The first entry gives you a timestamp, and the rest is easy to understand. In this case, we processed a call from the application to MPI_Broadcast, going from group 0, thread 1 to 4 receivers, 4 bytes in length lasting 499 ticks and returning to the application (line 3).

One has to write a program (or script) to parse the output, as the data of interest are probably different with each application.

The author analyzed The StarCD benchmark used above to get a distribution of overall time spent in MPI_alltoall calls over message size.
2805.JPG
The chart shows about 40% Elapsed Time are spend by messages of very small size, another 40% by messages larger than 100kb.

This kind of information could be used to further optimize the network and switches – although in the case shown optimizing for very large and small message sizes at the same time might be extremely difficult.


Summary

Although the Intel Cluster Tools have been developed for software developers, they have evolved far beyond that.

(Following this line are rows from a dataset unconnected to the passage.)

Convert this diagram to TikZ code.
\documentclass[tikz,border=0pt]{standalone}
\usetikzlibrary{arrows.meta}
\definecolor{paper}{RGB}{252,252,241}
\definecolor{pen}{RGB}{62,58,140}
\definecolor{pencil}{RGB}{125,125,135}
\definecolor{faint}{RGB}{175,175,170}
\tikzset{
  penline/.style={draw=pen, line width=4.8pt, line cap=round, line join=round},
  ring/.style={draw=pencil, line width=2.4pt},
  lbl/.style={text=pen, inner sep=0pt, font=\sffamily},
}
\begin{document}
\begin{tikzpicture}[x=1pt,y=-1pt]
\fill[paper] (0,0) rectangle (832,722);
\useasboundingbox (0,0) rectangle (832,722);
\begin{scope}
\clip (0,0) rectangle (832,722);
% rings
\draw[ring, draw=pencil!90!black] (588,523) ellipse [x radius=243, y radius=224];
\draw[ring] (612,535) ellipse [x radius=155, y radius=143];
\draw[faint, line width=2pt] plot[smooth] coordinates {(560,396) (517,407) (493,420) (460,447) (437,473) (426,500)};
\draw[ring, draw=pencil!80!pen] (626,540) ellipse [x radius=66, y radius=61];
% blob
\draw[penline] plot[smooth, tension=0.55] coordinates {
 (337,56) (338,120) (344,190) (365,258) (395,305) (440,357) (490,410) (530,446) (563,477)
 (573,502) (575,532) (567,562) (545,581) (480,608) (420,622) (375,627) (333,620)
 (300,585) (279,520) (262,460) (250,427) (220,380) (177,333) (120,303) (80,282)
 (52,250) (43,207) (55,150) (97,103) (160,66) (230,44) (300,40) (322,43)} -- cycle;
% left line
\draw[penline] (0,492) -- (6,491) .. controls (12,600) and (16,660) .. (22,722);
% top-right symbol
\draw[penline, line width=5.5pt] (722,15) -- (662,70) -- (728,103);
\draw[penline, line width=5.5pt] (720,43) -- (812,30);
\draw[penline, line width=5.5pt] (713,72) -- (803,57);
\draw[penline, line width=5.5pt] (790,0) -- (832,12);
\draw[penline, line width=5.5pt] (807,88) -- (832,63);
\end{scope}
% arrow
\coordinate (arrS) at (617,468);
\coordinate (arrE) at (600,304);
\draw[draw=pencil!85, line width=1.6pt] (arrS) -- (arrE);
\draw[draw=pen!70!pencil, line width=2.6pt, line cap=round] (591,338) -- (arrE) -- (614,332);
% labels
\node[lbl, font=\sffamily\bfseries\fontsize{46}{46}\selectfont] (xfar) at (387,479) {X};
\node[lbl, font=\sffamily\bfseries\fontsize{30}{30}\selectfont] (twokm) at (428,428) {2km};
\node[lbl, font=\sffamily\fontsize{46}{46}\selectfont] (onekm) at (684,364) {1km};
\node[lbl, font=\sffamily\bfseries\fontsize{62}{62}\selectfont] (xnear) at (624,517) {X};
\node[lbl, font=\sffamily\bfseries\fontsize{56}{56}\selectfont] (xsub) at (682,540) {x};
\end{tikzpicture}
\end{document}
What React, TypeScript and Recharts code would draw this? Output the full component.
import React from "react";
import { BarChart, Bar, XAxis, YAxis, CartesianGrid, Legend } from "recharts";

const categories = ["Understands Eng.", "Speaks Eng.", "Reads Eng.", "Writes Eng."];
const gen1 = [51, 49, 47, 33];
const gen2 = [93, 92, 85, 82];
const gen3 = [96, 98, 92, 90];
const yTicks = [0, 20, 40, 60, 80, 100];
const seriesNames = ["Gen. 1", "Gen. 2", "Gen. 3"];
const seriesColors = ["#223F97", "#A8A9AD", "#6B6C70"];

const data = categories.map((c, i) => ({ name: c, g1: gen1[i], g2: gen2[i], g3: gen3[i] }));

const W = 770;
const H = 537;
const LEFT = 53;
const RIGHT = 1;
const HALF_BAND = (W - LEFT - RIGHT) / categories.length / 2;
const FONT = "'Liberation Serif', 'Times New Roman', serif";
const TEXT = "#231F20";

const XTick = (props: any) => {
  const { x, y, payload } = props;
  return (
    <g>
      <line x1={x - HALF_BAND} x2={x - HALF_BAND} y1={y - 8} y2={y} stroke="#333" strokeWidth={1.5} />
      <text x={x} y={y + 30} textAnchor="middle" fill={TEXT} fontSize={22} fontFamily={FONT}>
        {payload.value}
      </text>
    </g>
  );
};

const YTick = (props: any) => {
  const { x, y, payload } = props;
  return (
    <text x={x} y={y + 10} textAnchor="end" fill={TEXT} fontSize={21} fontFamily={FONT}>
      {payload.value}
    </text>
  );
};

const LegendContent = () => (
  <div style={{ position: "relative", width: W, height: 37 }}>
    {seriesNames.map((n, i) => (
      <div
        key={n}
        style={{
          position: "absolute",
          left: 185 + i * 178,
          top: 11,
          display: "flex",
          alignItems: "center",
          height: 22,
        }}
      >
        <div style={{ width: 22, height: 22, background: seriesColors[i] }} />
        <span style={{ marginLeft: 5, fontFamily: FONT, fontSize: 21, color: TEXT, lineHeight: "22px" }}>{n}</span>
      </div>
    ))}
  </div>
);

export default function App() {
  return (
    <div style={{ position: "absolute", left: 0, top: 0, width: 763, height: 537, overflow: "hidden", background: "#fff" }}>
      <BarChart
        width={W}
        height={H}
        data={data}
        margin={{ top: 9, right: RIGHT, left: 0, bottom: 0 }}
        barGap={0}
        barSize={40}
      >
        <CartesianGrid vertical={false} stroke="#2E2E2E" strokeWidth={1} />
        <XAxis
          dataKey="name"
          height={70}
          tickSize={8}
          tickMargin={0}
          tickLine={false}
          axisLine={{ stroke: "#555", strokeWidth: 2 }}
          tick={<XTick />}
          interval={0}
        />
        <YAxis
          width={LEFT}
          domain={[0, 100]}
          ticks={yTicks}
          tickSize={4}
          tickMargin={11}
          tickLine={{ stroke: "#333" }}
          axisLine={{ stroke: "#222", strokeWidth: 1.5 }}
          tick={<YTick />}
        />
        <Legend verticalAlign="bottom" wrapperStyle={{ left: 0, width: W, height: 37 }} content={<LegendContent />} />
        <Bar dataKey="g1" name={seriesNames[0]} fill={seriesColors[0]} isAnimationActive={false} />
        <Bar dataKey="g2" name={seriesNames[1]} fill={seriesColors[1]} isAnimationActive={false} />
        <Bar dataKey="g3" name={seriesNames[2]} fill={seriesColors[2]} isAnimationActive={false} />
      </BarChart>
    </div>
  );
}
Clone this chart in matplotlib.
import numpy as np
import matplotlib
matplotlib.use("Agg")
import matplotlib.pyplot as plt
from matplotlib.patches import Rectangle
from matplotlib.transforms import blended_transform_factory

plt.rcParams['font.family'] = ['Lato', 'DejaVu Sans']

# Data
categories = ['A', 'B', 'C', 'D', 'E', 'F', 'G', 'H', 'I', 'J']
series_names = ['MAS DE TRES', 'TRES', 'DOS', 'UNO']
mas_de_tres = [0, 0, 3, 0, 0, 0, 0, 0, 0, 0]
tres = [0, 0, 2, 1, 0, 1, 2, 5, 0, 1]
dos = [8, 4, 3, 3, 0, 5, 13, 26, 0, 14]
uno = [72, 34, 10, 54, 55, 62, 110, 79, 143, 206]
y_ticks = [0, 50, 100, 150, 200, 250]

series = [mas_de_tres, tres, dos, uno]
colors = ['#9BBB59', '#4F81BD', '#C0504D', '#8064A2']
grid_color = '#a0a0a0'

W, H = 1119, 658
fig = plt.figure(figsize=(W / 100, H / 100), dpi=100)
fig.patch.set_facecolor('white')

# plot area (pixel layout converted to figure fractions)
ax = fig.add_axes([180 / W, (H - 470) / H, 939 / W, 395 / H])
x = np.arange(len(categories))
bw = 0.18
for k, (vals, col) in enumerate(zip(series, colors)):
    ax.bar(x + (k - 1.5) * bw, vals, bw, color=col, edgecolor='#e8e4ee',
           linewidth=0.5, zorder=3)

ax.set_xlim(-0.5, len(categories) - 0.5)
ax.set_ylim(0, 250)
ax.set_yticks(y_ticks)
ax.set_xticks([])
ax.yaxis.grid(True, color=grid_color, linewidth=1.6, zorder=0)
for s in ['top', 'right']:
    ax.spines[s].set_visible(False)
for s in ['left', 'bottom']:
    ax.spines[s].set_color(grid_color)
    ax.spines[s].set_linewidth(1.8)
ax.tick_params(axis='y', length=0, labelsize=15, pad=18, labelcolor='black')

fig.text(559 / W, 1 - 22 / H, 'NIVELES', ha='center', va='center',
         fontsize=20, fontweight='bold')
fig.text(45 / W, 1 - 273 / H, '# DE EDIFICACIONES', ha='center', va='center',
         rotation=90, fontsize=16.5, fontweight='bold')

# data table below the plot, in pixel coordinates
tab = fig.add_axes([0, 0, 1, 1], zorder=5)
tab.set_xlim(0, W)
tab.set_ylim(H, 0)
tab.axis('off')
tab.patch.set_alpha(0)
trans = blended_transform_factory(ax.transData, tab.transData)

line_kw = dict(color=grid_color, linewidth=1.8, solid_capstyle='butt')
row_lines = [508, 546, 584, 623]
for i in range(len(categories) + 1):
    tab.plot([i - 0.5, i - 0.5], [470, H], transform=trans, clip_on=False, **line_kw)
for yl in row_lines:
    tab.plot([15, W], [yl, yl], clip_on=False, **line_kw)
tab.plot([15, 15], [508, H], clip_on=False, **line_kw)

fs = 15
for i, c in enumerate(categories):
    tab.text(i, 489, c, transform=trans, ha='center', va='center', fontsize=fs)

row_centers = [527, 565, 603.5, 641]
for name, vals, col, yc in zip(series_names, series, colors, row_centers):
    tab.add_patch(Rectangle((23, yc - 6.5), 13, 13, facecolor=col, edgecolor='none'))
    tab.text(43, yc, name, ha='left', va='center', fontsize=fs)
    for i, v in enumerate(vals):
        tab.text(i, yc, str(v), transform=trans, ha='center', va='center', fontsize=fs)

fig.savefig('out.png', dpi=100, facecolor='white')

Even without access to source code, they provide insight into the basic message structure of MPI programs and can give help in debugging problems.

This use case shows in a simple example on how system administrators and software users will find the tools very helpful in their day to day tasks. From a point of view of the user, the application – especially load balancing of the job – very worked well. The administrator of the cluster became aware of how much communication StarCD is doing, and thereby how important the network layer is with regard to performance. Faster CPUs or increased memory would take little effect if network itself is the bottleneck.

With the help of the MPI benchmarks, the administrator can model the behavior of the application far faster than by running the original StarCD case. This becomes an issue if one has to vary the parameters to find the optimal solution – like in the instance of configuring a network on the lowest level.

All these data points do not contain any specific Intellectual Property (IP), and therefore can be exchanged with 3rd parties. This becomes more important in an environment where many functions, like IT-administration, have been outsourced.

Usage and administration of modern HPC systems is becoming a commodity, and every system is unique and is causing its own problems. Tools to debug these issues are in demand and one solution to your organization’s specific problem might be to use the Intel Cluster Tools.